Nelson Mandela once said, “Things will be better in the long run." It was just a question of when. He always played for the long run. You should too!
JM Hi Fi (-58.18%)
Hefty allocation to construction played spoilsport
The fund manager looks for stocks which could benefit from the structural changes brought about by the government’s liberalization policies and investments in housing, infrastructure and financial services sectors.

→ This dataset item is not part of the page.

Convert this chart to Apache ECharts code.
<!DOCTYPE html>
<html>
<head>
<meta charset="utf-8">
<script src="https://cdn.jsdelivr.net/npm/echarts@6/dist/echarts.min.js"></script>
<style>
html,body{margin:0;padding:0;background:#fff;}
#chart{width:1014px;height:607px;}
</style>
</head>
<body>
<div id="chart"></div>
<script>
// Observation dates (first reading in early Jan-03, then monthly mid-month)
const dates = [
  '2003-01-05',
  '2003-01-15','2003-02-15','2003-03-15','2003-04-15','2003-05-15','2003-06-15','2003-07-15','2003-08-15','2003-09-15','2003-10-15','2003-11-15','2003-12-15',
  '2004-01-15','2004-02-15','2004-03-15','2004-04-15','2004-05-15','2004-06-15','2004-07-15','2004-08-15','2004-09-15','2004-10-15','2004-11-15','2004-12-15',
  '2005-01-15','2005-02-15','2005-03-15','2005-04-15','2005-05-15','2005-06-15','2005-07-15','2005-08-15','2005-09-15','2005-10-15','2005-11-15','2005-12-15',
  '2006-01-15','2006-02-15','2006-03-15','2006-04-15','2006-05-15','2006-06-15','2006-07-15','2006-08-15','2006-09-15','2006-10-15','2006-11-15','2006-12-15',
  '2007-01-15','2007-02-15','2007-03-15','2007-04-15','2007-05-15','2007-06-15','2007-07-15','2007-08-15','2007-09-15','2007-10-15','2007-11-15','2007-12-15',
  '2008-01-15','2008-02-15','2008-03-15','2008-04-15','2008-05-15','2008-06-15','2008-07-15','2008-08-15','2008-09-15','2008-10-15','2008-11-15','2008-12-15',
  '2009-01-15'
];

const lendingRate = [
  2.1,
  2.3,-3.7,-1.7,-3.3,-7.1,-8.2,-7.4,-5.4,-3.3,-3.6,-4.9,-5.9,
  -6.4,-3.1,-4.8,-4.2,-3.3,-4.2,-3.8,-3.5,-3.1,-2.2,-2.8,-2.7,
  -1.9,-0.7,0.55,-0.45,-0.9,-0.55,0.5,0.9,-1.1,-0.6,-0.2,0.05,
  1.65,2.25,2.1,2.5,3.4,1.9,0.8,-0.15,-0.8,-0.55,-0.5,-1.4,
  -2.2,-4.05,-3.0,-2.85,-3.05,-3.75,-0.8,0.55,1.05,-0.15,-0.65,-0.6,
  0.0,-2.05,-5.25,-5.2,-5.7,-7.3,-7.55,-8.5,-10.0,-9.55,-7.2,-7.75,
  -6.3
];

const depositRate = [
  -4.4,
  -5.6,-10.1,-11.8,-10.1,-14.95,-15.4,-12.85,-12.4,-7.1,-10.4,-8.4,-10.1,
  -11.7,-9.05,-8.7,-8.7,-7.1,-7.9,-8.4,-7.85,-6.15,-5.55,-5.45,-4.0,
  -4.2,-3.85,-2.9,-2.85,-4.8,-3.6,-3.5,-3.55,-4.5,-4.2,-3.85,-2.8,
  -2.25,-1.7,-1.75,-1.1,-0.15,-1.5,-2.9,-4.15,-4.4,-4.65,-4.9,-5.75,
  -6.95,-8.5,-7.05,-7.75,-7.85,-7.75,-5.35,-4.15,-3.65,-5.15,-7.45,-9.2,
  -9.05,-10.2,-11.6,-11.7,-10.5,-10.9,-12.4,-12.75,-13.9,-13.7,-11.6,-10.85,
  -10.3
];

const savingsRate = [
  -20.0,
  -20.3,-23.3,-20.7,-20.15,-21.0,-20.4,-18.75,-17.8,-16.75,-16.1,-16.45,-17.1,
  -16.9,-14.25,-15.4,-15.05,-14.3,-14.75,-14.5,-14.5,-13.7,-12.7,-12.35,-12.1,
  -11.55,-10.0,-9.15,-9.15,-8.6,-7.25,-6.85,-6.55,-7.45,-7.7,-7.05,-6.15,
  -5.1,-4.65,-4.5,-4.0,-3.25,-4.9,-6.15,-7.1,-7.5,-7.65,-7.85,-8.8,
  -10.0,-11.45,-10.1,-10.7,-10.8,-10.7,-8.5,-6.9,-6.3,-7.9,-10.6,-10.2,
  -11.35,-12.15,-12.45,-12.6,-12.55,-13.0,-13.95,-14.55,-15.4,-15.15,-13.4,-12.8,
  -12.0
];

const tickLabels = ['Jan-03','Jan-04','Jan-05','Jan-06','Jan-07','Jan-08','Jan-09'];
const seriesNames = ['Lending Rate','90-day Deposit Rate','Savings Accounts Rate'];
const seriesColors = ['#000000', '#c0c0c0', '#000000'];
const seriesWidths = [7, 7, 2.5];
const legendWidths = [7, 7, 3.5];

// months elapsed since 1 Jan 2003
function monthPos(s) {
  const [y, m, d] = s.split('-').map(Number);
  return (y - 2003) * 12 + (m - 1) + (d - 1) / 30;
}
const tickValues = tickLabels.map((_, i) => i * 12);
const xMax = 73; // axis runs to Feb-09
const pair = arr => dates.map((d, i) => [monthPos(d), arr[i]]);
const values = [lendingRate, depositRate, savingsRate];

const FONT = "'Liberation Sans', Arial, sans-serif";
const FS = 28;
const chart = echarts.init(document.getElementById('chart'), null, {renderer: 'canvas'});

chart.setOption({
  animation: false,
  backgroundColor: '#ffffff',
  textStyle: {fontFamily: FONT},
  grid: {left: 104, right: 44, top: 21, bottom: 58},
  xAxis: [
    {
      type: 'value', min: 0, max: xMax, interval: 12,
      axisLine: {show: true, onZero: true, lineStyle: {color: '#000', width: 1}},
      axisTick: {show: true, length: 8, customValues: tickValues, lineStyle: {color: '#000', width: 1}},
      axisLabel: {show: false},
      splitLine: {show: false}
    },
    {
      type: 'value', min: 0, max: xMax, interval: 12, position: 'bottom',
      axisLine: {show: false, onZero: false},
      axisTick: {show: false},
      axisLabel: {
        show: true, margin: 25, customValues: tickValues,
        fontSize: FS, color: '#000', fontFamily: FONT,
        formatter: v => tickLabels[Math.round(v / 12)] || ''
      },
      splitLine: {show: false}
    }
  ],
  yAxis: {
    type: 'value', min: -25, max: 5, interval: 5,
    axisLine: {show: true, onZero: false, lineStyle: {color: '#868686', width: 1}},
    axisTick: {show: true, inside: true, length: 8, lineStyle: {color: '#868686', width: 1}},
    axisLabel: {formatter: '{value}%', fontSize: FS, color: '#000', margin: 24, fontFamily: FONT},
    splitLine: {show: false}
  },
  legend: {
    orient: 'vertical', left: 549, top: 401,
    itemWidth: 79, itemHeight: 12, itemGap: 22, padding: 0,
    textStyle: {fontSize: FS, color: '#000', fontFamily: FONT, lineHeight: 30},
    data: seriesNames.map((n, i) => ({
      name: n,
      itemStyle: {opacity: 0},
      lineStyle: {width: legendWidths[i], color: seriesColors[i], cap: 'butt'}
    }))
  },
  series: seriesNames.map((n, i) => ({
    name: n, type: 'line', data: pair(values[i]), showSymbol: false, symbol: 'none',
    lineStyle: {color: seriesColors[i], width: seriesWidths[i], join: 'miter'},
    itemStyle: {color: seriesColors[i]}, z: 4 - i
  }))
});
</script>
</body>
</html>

Also see JM Hi FI (Graphic)
Like other funds in the JM stable, this fund had a hefty allocation for construction (37.46%), along with metals (16%). Ironically, the large-cap exposure and higher number of stocks did not cushion its fall. So, though it delivered less than some of the other JM funds last year, it fell the hardest this year. By June, the fund was invested in just five sectors, with construction (37.14%) and financial services (27.24%) accounting for more than half of the portfolio. These were the sectors that were severely hit in this crash, with BSE Realty falling by 66.60% and Bankex by 54.43%.
Kotak Emerging Equity (-52.04%)
Size does matter
This scheme is focused on mid- and small-cap companies.

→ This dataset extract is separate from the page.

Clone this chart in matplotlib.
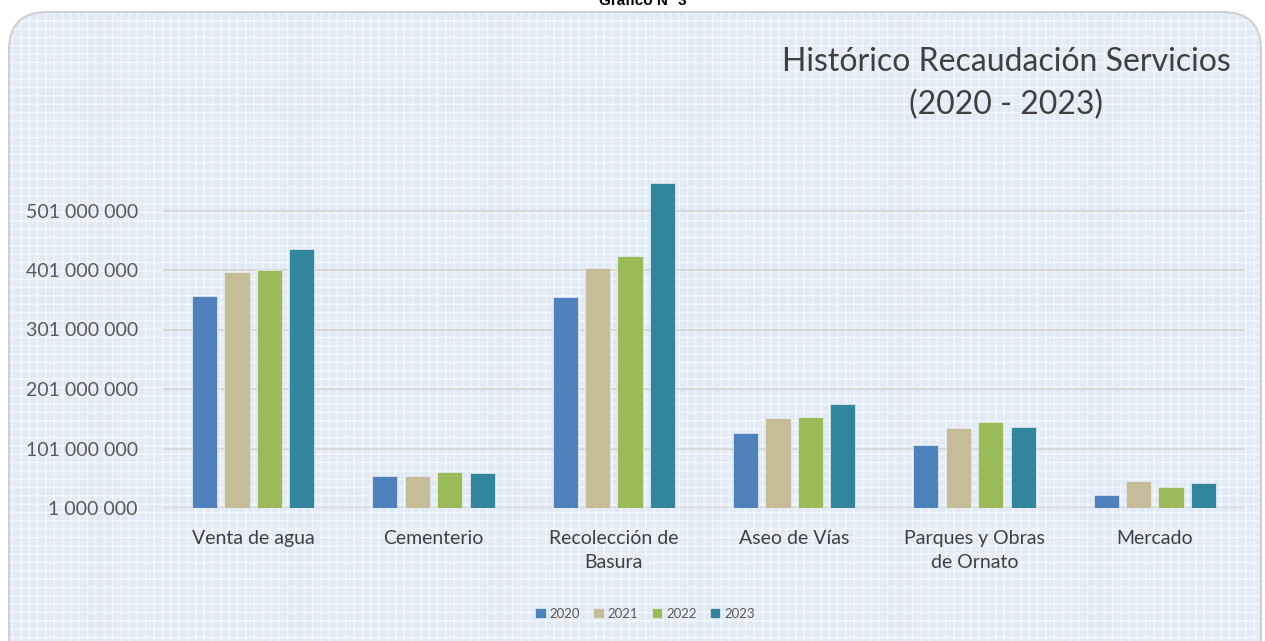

Also see Kotak Emerging Equity (Graphic)
Another newcomer, it had its best quarter just before the crash when it delivered 42.37% (8 October - 7 January). Not surprising, considering that construction, metals, financial services and basic engineering cornered half the portfolio. As of May, the fund was still betting the most on construction and financial services (both of which got hammered in this crash) and was still heavy on mid- and small-cap stocks (72.56%), which also got thrashed. But the fund manager is attempting to play it safe by making it more diversified. From 27 stocks in August 2007, the number went up to 45 (May).
ABN Amro Tax Advantage Plan (-53.49%)
Fell, against all odds
An equity-linked savings scheme (ELSS), this one has a three-year mandatory lock-in like any tax-saving funds. These funds are not thematic but are diversified equity schemes.

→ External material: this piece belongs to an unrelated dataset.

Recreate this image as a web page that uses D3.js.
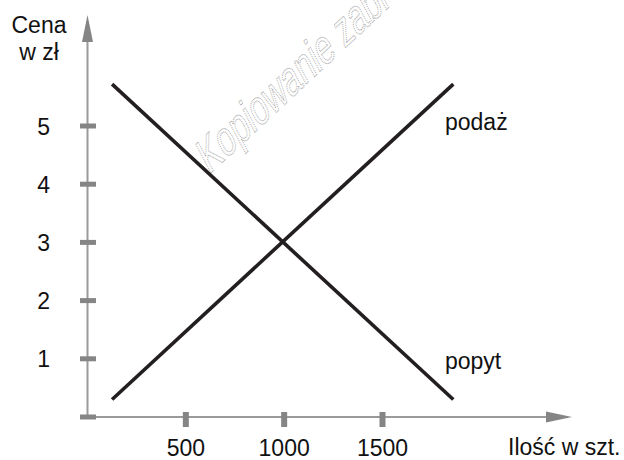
<!DOCTYPE html>
<html>
<head>
<meta charset="utf-8">
<script src="https://cdn.jsdelivr.net/npm/d3@7"></script>
<style>
  body { margin: 0; background: #fff; }
  svg { display: block; }
</style>
</head>
<body>
<svg id="chart" width="624" height="460"></svg>
<script>
// tick values on both axes
const priceTicks = [0, 1, 2, 3, 4, 5];
const priceLabels = ["1", "2", "3", "4", "5"];
const qtyTicks = [500, 1000, 1500];

// the two straight lines (quantity, price)
const supply = [[125, 0.3], [1860, 5.72]];
const demand = [[125, 5.72], [1860, 0.3]];

const supplyLabel = "podaż";
const demandLabel = "popyt";

var svg = d3.select("#chart");
var font = "'Liberation Sans', Arial, sans-serif";

var x = d3.scaleLinear().domain([0, 1500]).range([87.5, 382.5]);
var y = d3.scaleLinear().domain([0, 5]).range([417, 126]);

var axisCol = "#9a9a9a",
    tickCol = "#858585";

// watermark (cut off by the top edge, as in the original)
svg.append("text")
    .attr("transform", "translate(209,175) rotate(-43) skewX(-15) scale(0.74,1)")
    .attr("font-family", font)
    .attr("font-size", "46px")
    .attr("fill", "none")
    .attr("stroke", "#a0a0a0")
    .attr("stroke-width", 1.1)
    .attr("stroke-dasharray", "1,1")
    .text("Kopiowanie zabronione");

// y axis + arrow
svg.append("line")
    .attr("x1", x(0)).attr("x2", x(0))
    .attr("y1", y(0)).attr("y2", 40)
    .attr("stroke", axisCol).attr("stroke-width", 2);
svg.append("path")
    .attr("d", "M" + x(0) + ",15 L" + (x(0) + 5.5) + ",42 L" + (x(0) - 5.5) + ",42 Z")
    .attr("fill", tickCol);

// x axis + arrow
svg.append("line")
    .attr("x1", x(0)).attr("x2", 548)
    .attr("y1", y(0)).attr("y2", y(0))
    .attr("stroke", axisCol).attr("stroke-width", 2);
svg.append("path")
    .attr("d", "M572," + y(0) + " L546," + (y(0) - 5.5) + " L546," + (y(0) + 5.5) + " Z")
    .attr("fill", tickCol);

// y ticks
svg.selectAll(".yt").data(priceTicks).enter()
    .append("line")
    .attr("x1", x(0) - 7.5).attr("x2", x(0) + 8.5)
    .attr("y1", d => y(d)).attr("y2", d => y(d))
    .attr("stroke", tickCol).attr("stroke-width", 5);

svg.selectAll(".yl").data(priceLabels).enter()
    .append("text")
    .attr("x", 50)
    .attr("y", d => y(+d) + 8.5)
    .attr("text-anchor", "end")
    .attr("font-family", font).attr("font-size", "23px").attr("fill", "#111")
    .text(d => d);

// x ticks
svg.selectAll(".xt").data(qtyTicks).enter()
    .append("line")
    .attr("x1", d => x(d)).attr("x2", d => x(d))
    .attr("y1", y(0) - 5).attr("y2", y(0) + 10)
    .attr("stroke", tickCol).attr("stroke-width", 6);

svg.selectAll(".xl").data(qtyTicks).enter()
    .append("text")
    .attr("x", d => x(d))
    .attr("y", 456)
    .attr("text-anchor", "middle")
    .attr("font-family", font).attr("font-size", "23px").attr("fill", "#111")
    .text(d => d);

// axis titles
svg.append("text")
    .attr("x", 39).attr("y", 33)
    .attr("text-anchor", "middle")
    .attr("font-family", font).attr("font-size", "23px").attr("fill", "#111")
    .text("Cena");
svg.append("text")
    .attr("x", 39).attr("y", 60)
    .attr("text-anchor", "middle")
    .attr("font-family", font).attr("font-size", "23px").attr("fill", "#111")
    .text("w zł");
svg.append("text")
    .attr("x", 508).attr("y", 455)
    .attr("font-family", font).attr("font-size", "23px").attr("fill", "#111")
    .text("Ilość w szt.");

// lines
var line = d3.line().x(d => x(d[0])).y(d => y(d[1]));
[supply, demand].forEach(function (s) {
    svg.append("path")
        .attr("d", line(s))
        .attr("fill", "none")
        .attr("stroke", "#231f20")
        .attr("stroke-width", 3.6);
});

svg.append("text")
    .attr("x", 445).attr("y", 130)
    .attr("font-family", font).attr("font-size", "23px").attr("fill", "#111")
    .text(supplyLabel);
svg.append("text")
    .attr("x", 445).attr("y", 369)
    .attr("font-family", font).attr("font-size", "23px").attr("fill", "#111")
    .text(demandLabel);
</script>
</body>
</html>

Also see ABN Amro Tax Advantage Plan (Graphic)
A significant large-cap allocation of 35.25% and an investment of just 40.63% in the top performing sectors—energy, metals, construction and basic/engineering (December), is what led to its average performance of 56% in 2007. Since then, there has been a significant change in the portfolio. But even then, in the past four months, the fund manager has been increasing his large-cap exposure. He also increased his exposure to energy (21.27%) and technology (14.94%). Financial Services follows at 13.30%, and it was these stocks that fell in the crash (BSE Bankex fell by 54.43%).
ABN Amro Future Leaders (-51.92%)
Defensive sectors didn’t help
To invest primarily in companies with high growth opportunities in the mid- and small-cap segment.
Also see ABN Amro Future Leaders (Graphic)
The fund’s return last year was a disappointing 47.59%. The reason could be its allocation to technology (20.22%), financial services (19.13%) and health care (10.37%). The metals exposure of almost 9% (November) was reduced to 5.62% (December) while the allocation to energy was nil—two sectors which delivered spectacularly in 2007. But in the latest crash, the health care and infotech exposure could not form a buffer, despite both these defensive sectors together having a 31% allocation. The reason could be the high exposure to construction (12.98%) and financial services (18.52%). The extremely high mid- and small-cap allocation, too, did not help.
Taurus Infra-Tips (-52.23%)
High on infra-and capital goods
As the name suggests, this fund would focus on companies in the infrastructure sector and related industries.
Also see Taurus Infra-Tips (Graphic)
Launched in March 2007, so there is no annual performance to go by. Its best quarter, though, was between 21 August 2007 and 20 November 2007, when it delivered a return of 48.55%. From 32 stocks in November 2007, it has now narrowed to just 23. Besides such a concentrated portfolio, it also takes heavy sector and stock bets.
Its exposure to energy was 30.81% and 13.51% construction in December 2007, with Reliance Infrastructure and GMR Infrastructure alone cornering 10.51% and 7.43%, respectively, of the portfolio. Yet, it had a surprisingly substantial large-cap allocation of 59.57%, which has stayed somewhat the same, and now also has a cash allocation of 16.31%.
JM Equity Tax Saver Fund Series I (-51.62%)
The numbers speak for themselves
This is an equity-linked savings scheme. Like any tax-saving funds, this one has a three-year mandatory lock-in. These funds are not thematic but are diversified equity schemes.
Also see JM Equity Tax Saver Fund Series I (Graphic)
Being a close-ended fund, the portfolios are not regularly disclosed. There was no data available for our analysis.